EXERCISE PROMPT:
Reproduce the listing below exactly, minus its pictures.

TASK INPUTS:

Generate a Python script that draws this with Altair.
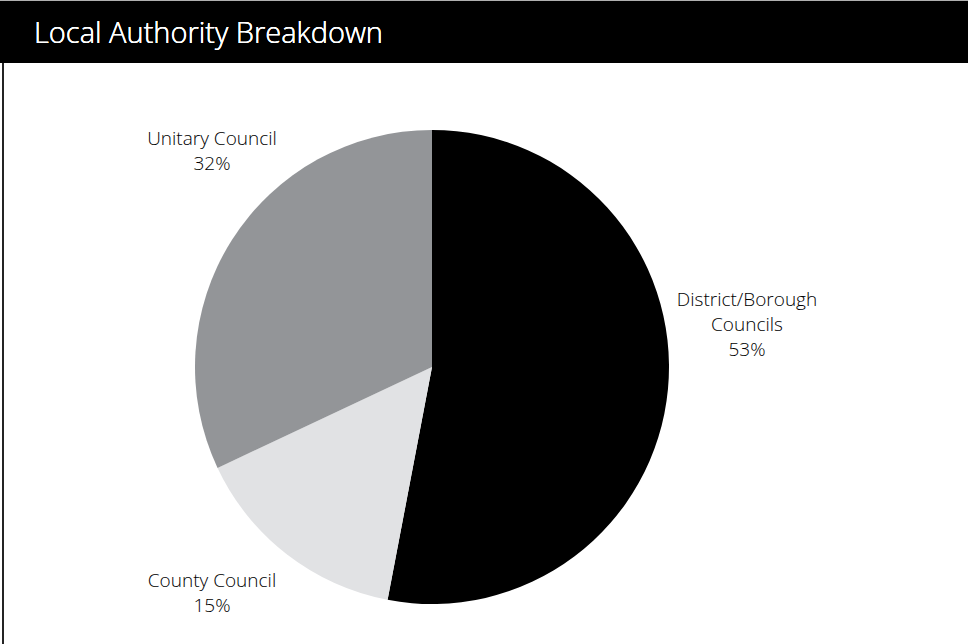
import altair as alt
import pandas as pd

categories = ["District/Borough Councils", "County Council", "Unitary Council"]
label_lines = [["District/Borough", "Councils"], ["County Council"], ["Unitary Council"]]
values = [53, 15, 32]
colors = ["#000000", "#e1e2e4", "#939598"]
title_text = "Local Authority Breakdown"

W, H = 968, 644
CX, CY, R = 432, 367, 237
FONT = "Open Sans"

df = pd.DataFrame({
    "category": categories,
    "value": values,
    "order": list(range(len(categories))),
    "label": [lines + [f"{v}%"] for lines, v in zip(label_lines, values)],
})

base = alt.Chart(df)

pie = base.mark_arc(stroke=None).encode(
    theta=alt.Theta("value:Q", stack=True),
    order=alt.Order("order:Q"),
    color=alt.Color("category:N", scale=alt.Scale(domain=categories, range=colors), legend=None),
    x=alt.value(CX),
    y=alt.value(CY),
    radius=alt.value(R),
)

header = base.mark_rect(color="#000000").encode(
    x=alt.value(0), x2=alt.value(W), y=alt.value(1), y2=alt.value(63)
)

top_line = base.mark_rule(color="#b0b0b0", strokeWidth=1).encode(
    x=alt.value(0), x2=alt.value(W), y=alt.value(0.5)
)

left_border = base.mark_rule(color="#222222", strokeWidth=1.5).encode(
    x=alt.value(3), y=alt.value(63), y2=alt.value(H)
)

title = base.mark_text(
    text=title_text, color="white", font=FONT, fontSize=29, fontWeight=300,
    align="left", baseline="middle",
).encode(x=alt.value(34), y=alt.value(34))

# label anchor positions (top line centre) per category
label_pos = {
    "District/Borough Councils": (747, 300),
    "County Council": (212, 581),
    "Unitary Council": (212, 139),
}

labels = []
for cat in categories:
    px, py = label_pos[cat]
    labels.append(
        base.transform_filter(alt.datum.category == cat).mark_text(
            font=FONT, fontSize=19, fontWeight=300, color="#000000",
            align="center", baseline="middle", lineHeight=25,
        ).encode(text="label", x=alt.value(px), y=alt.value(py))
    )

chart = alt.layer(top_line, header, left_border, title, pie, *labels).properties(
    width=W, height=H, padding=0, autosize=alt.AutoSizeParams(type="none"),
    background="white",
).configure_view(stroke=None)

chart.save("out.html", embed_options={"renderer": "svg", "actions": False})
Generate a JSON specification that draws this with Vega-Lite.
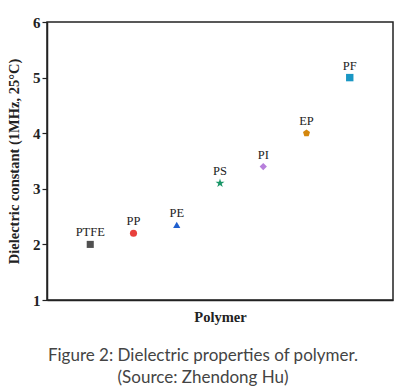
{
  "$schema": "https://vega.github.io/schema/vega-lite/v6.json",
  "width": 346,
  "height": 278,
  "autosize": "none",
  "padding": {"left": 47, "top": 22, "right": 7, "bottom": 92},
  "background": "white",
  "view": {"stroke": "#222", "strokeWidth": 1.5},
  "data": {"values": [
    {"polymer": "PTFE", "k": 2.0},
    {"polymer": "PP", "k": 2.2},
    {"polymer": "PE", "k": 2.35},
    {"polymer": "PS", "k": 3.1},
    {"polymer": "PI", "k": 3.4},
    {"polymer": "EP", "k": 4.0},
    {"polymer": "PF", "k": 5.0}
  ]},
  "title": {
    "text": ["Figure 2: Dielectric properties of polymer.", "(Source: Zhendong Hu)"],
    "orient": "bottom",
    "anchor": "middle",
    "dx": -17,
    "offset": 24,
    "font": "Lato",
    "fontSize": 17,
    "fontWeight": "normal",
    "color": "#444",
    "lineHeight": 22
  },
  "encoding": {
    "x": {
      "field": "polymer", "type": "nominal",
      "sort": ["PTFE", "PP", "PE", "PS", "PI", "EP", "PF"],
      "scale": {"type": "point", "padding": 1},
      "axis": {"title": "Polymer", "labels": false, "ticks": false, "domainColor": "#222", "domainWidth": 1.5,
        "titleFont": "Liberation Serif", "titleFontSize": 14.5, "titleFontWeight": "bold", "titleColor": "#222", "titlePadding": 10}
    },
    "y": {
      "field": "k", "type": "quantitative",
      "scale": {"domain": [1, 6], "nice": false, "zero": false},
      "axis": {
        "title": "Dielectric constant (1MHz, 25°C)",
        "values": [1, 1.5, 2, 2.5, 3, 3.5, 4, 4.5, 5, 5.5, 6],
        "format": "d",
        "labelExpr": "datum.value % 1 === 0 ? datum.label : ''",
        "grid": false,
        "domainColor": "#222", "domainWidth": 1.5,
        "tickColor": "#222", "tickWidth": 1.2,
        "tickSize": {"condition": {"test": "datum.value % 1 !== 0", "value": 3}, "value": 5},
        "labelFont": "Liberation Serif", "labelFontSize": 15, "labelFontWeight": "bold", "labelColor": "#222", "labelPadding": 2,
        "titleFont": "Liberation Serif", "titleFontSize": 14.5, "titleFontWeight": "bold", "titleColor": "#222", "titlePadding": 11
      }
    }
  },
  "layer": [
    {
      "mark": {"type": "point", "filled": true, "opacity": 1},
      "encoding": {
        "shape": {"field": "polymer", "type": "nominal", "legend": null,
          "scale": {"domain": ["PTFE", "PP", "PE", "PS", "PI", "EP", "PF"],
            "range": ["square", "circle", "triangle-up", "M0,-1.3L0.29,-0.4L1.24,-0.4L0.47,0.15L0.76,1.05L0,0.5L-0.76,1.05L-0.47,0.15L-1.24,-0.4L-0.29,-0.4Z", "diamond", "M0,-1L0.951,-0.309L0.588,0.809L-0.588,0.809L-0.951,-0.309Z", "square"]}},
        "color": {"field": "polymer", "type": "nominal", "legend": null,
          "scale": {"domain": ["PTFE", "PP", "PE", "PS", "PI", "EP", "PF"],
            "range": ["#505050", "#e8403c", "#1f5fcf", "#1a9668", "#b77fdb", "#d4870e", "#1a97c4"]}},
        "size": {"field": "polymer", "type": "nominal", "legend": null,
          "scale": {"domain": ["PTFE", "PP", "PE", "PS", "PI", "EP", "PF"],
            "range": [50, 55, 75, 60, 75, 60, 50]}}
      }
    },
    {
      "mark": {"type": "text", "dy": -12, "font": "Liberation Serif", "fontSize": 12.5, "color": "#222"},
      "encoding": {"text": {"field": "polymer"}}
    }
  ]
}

WORKED ANSWER:
Generate a Python script that draws this with Altair.
import altair as alt
import pandas as pd

categories = ["District/Borough Councils", "County Council", "Unitary Council"]
label_lines = [["District/Borough", "Councils"], ["County Council"], ["Unitary Council"]]
values = [53, 15, 32]
colors = ["#000000", "#e1e2e4", "#939598"]
title_text = "Local Authority Breakdown"

W, H = 968, 644
CX, CY, R = 432, 367, 237
FONT = "Open Sans"

df = pd.DataFrame({
    "category": categories,
    "value": values,
    "order": list(range(len(categories))),
    "label": [lines + [f"{v}%"] for lines, v in zip(label_lines, values)],
})

base = alt.Chart(df)

pie = base.mark_arc(stroke=None).encode(
    theta=alt.Theta("value:Q", stack=True),
    order=alt.Order("order:Q"),
    color=alt.Color("category:N", scale=alt.Scale(domain=categories, range=colors), legend=None),
    x=alt.value(CX),
    y=alt.value(CY),
    radius=alt.value(R),
)

header = base.mark_rect(color="#000000").encode(
    x=alt.value(0), x2=alt.value(W), y=alt.value(1), y2=alt.value(63)
)

top_line = base.mark_rule(color="#b0b0b0", strokeWidth=1).encode(
    x=alt.value(0), x2=alt.value(W), y=alt.value(0.5)
)

left_border = base.mark_rule(color="#222222", strokeWidth=1.5).encode(
    x=alt.value(3), y=alt.value(63), y2=alt.value(H)
)

title = base.mark_text(
    text=title_text, color="white", font=FONT, fontSize=29, fontWeight=300,
    align="left", baseline="middle",
).encode(x=alt.value(34), y=alt.value(34))

# label anchor positions (top line centre) per category
label_pos = {
    "District/Borough Councils": (747, 300),
    "County Council": (212, 581),
    "Unitary Council": (212, 139),
}

labels = []
for cat in categories:
    px, py = label_pos[cat]
    labels.append(
        base.transform_filter(alt.datum.category == cat).mark_text(
            font=FONT, fontSize=19, fontWeight=300, color="#000000",
            align="center", baseline="middle", lineHeight=25,
        ).encode(text="label", x=alt.value(px), y=alt.value(py))
    )

chart = alt.layer(top_line, header, left_border, title, pie, *labels).properties(
    width=W, height=H, padding=0, autosize=alt.AutoSizeParams(type="none"),
    background="white",
).configure_view(stroke=None)

chart.save("out.html", embed_options={"renderer": "svg", "actions": False})
Generate a JSON specification that draws this with Vega-Lite.
{
  "$schema": "https://vega.github.io/schema/vega-lite/v6.json",
  "width": 346,
  "height": 278,
  "autosize": "none",
  "padding": {"left": 47, "top": 22, "right": 7, "bottom": 92},
  "background": "white",
  "view": {"stroke": "#222", "strokeWidth": 1.5},
  "data": {"values": [
    {"polymer": "PTFE", "k": 2.0},
    {"polymer": "PP", "k": 2.2},
    {"polymer": "PE", "k": 2.35},
    {"polymer": "PS", "k": 3.1},
    {"polymer": "PI", "k": 3.4},
    {"polymer": "EP", "k": 4.0},
    {"polymer": "PF", "k": 5.0}
  ]},
  "title": {
    "text": ["Figure 2: Dielectric properties of polymer.", "(Source: Zhendong Hu)"],
    "orient": "bottom",
    "anchor": "middle",
    "dx": -17,
    "offset": 24,
    "font": "Lato",
    "fontSize": 17,
    "fontWeight": "normal",
    "color": "#444",
    "lineHeight": 22
  },
  "encoding": {
    "x": {
      "field": "polymer", "type": "nominal",
      "sort": ["PTFE", "PP", "PE", "PS", "PI", "EP", "PF"],
      "scale": {"type": "point", "padding": 1},
      "axis": {"title": "Polymer", "labels": false, "ticks": false, "domainColor": "#222", "domainWidth": 1.5,
        "titleFont": "Liberation Serif", "titleFontSize": 14.5, "titleFontWeight": "bold", "titleColor": "#222", "titlePadding": 10}
    },
    "y": {
      "field": "k", "type": "quantitative",
      "scale": {"domain": [1, 6], "nice": false, "zero": false},
      "axis": {
        "title": "Dielectric constant (1MHz, 25°C)",
        "values": [1, 1.5, 2, 2.5, 3, 3.5, 4, 4.5, 5, 5.5, 6],
        "format": "d",
        "labelExpr": "datum.value % 1 === 0 ? datum.label : ''",
        "grid": false,
        "domainColor": "#222", "domainWidth": 1.5,
        "tickColor": "#222", "tickWidth": 1.2,
        "tickSize": {"condition": {"test": "datum.value % 1 !== 0", "value": 3}, "value": 5},
        "labelFont": "Liberation Serif", "labelFontSize": 15, "labelFontWeight": "bold", "labelColor": "#222", "labelPadding": 2,
        "titleFont": "Liberation Serif", "titleFontSize": 14.5, "titleFontWeight": "bold", "titleColor": "#222", "titlePadding": 11
      }
    }
  },
  "layer": [
    {
      "mark": {"type": "point", "filled": true, "opacity": 1},
      "encoding": {
        "shape": {"field": "polymer", "type": "nominal", "legend": null,
          "scale": {"domain": ["PTFE", "PP", "PE", "PS", "PI", "EP", "PF"],
            "range": ["square", "circle", "triangle-up", "M0,-1.3L0.29,-0.4L1.24,-0.4L0.47,0.15L0.76,1.05L0,0.5L-0.76,1.05L-0.47,0.15L-1.24,-0.4L-0.29,-0.4Z", "diamond", "M0,-1L0.951,-0.309L0.588,0.809L-0.588,0.809L-0.951,-0.309Z", "square"]}},
        "color": {"field": "polymer", "type": "nominal", "legend": null,
          "scale": {"domain": ["PTFE", "PP", "PE", "PS", "PI", "EP", "PF"],
            "range": ["#505050", "#e8403c", "#1f5fcf", "#1a9668", "#b77fdb", "#d4870e", "#1a97c4"]}},
        "size": {"field": "polymer", "type": "nominal", "legend": null,
          "scale": {"domain": ["PTFE", "PP", "PE", "PS", "PI", "EP", "PF"],
            "range": [50, 55, 75, 60, 75, 60, 50]}}
      }
    },
    {
      "mark": {"type": "text", "dy": -12, "font": "Liberation Serif", "fontSize": 12.5, "color": "#222"},
      "encoding": {"text": {"field": "polymer"}}
    }
  ]
}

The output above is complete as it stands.